MDX allows a user to explicitly define which dimensions should appear on the columns and which on the rows of a result set. It uses a "WHERE" clause not for relational selection, but as a "slicer" to pick a specific coordinate in the cube. While advanced users might write MDX, most interact with it indirectly through the drag-and-drop interfaces of spreadsheet or business intelligence software.
\section{Standardized Reporting and XBRL}
Data cube technology has significant real-world applications in financial and sustainability reporting. Regulatory bodies, such as the SEC in the United States and ESMA in the European Union, now require companies to submit reports in standardized electronic formats like **XBRL (eXtensible Business Reporting Language)**.
\dfn{Inline XBRL}{A technology that embeds machine-readable data cube information within a standard human-readable HTML webpage. This allows a single document to be viewed by a human in a browser while its individual values can be extracted and reconstructed into a cube by a computer.}
In an XBRL report, every financial value is tagged with its dimensional coordinates: what the value is (e.g., Assets), who the company is (e.g., Coca-Cola), when the period was (e.g., Dec 31, 2024), and the currency used (e.g., USD). This creates a "table universe" of standardized, comparable data across entire industries.

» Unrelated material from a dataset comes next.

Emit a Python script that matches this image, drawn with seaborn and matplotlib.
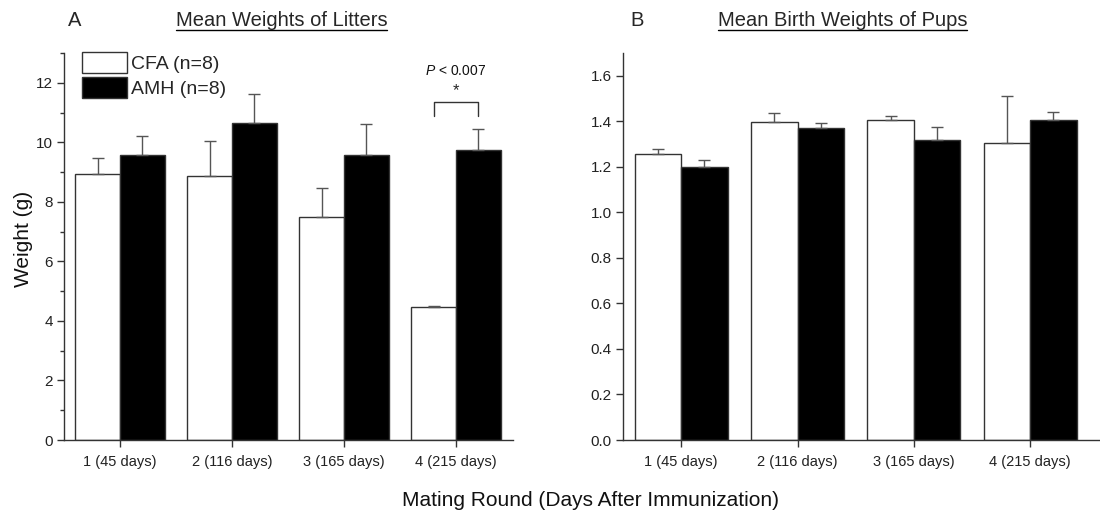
import matplotlib
matplotlib.use("Agg")
import matplotlib.pyplot as plt
import seaborn as sns
import pandas as pd
import numpy as np
from matplotlib.patches import Patch
from matplotlib.lines import Line2D
from matplotlib.ticker import MultipleLocator, FormatStrFormatter

# ---- data ----
rounds = ["1 (45 days)", "2 (116 days)", "3 (165 days)", "4 (215 days)"]
groups = ["CFA (n=8)", "AMH (n=8)"]

litter_cfa = [8.92, 8.86, 7.50, 4.46]
litter_cfa_err = [0.56, 1.18, 0.95, 0.05]
litter_amh = [9.57, 10.64, 9.56, 9.74]
litter_amh_err = [0.63, 0.99, 1.06, 0.70]

pup_cfa = [1.255, 1.395, 1.405, 1.305]
pup_cfa_err = [0.024, 0.041, 0.019, 0.206]
pup_amh = [1.200, 1.370, 1.320, 1.406]
pup_amh_err = [0.030, 0.023, 0.056, 0.034]

sns.set_theme(style="ticks")
plt.rcParams["font.family"] = ["Liberation Sans", "DejaVu Sans"]
plt.rcParams["mathtext.fontset"] = "custom"
plt.rcParams["mathtext.rm"] = "Liberation Sans"
plt.rcParams["mathtext.it"] = "Liberation Sans:italic"

EDGE = "#333333"
palette = {groups[0]: "white", groups[1]: "black"}


def make_frame(cfa, amh):
    return pd.DataFrame({
        "round": rounds * 2,
        "group": [groups[0]] * len(rounds) + [groups[1]] * len(rounds),
        "value": list(cfa) + list(amh),
    })


fig = plt.figure(figsize=(11, 5.18), dpi=100)
axA = fig.add_axes([64 / 1100, 1 - 440 / 518, 449 / 1100, 387 / 518])
axB = fig.add_axes([623 / 1100, 1 - 440 / 518, 477 / 1100, 387 / 518])


def draw_panel(ax, cfa, cfa_err, amh, amh_err):
    df = make_frame(cfa, amh)
    sns.barplot(data=df, x="round", y="value", hue="group", hue_order=groups,
                palette=palette, edgecolor=EDGE, linewidth=1.0,
                errorbar=None, width=0.8, legend=False, ax=ax)
    centers = []
    for cont, err in zip(ax.containers, [cfa_err, amh_err]):
        xs = [b.get_x() + b.get_width() / 2 for b in cont]
        ys = [b.get_height() for b in cont]
        ax.errorbar(xs, ys, yerr=[np.zeros(len(err)), err], fmt="none",
                    ecolor="#555555", elinewidth=1.0, capsize=4.5,
                    capthick=1.0, zorder=1)
        centers.append(xs)
    for sp in ["top", "right"]:
        ax.spines[sp].set_visible(False)
    for sp in ["left", "bottom"]:
        ax.spines[sp].set_color(EDGE)
        ax.spines[sp].set_linewidth(1.0)
    ax.tick_params(axis="both", which="major", length=5, width=1.0,
                   color=EDGE, labelcolor="#222222", pad=3)
    ax.tick_params(axis="y", labelsize=11)
    ax.tick_params(axis="x", labelsize=10.5, pad=6)
    ax.set_xlabel("")
    ax.set_ylabel("")
    return centers


cA = draw_panel(axA, litter_cfa, litter_cfa_err, litter_amh, litter_amh_err)
axA.set_xlim(-0.5, 3.51)
axA.set_ylim(0, 13)
axA.yaxis.set_major_locator(MultipleLocator(2))
axA.yaxis.set_minor_locator(MultipleLocator(1))
axA.tick_params(axis="y", which="minor", length=3, width=1.0, color=EDGE)
axA.set_ylabel("Weight (g)", fontsize=15, color="#111111")
axA.yaxis.set_label_coords(-0.069, 0.52)

# significance bracket on round 4
x1, x2 = cA[0][3], cA[1][3]
axA.plot([x1, x1, x2, x2], [10.87, 11.34, 11.34, 10.87], color=EDGE, lw=1.0)
axA.text((x1 + x2) / 2, 11.72, "*", ha="center", va="center", fontsize=12)
axA.text((x1 + x2) / 2, 12.4, r"$\it{P}$ < 0.007", ha="center", va="center",
         fontsize=10, color="#111111")

legend_handles = [Patch(facecolor=palette[g], edgecolor=EDGE, linewidth=1.0) for g in groups]
axA.legend(legend_handles, groups, loc="upper left", bbox_to_anchor=(0.04, 1.0025),
           frameon=False, fontsize=14, handlelength=2.3, handleheight=1.25,
           labelspacing=0.22, handletextpad=0.2, borderpad=0.0, borderaxespad=0.0)

draw_panel(axB, pup_cfa, pup_cfa_err, pup_amh, pup_amh_err)
axB.set_xlim(-0.5, 3.6)
axB.set_ylim(0, 1.7)
axB.yaxis.set_major_locator(MultipleLocator(0.2))
axB.yaxis.set_major_formatter(FormatStrFormatter("%.1f"))

# panel letters and underlined titles
fig.text(68 / 1100, 1 - 20 / 518, "A", fontsize=14.5, ha="left", va="center")
fig.text(630 / 1100, 1 - 20 / 518, "B", fontsize=14.5, ha="left", va="center")
tA = fig.text(281.5 / 1100, 1 - 20 / 518, "Mean Weights of Litters",
              fontsize=14.5, ha="center", va="center")
tB = fig.text(842.5 / 1100, 1 - 20 / 518, "Mean Birth Weights of Pups",
              fontsize=14.5, ha="center", va="center")

fig.text(590 / 1100, 1 - 500 / 518, "Mating Round (Days After Immunization)",
         fontsize=15, ha="center", va="center", color="#111111")

fig.canvas.draw()
renderer = fig.canvas.get_renderer()
inv = fig.transFigure.inverted()
for t in (tA, tB):
    bb = t.get_window_extent(renderer)
    (x0, y0), (x1b, _) = inv.transform([(bb.x0, bb.y0), (bb.x1, bb.y0)])
    y_line = y0 - 1.0 / 518
    fig.add_artist(Line2D([x0, x1b], [y_line, y_line], transform=fig.transFigure,
                          color="black", lw=1.0))

fig.savefig("out.png", dpi=100)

\nt{The shift toward machine-readable reporting is often referred to as "interactive data," as it allows investors and regulators to automatically perform slicing and dicing operations across thousands of company filings simultaneously.}
In essence, data cube theory provides the bridge between the chaotic, high-velocity world of transactional data and the structured, strategic world of corporate decision-making. By transforming "wheat" (raw transaction logs) into "bread" (actionable reports), these systems enable a level of organizational insight that was impossible in the era of paper ledgers or simple flat-file databases.
To visualize this, think of a fact table as a collection of thousands of individual lego bricks. Each brick has a specific color, size, and shape (its dimensions). While they are just a pile of plastic on their own, the dicing and rolling-up operations allow us to assemble them into a specific structure—a castle or a bridge—that reveals the overall pattern and strength of the data.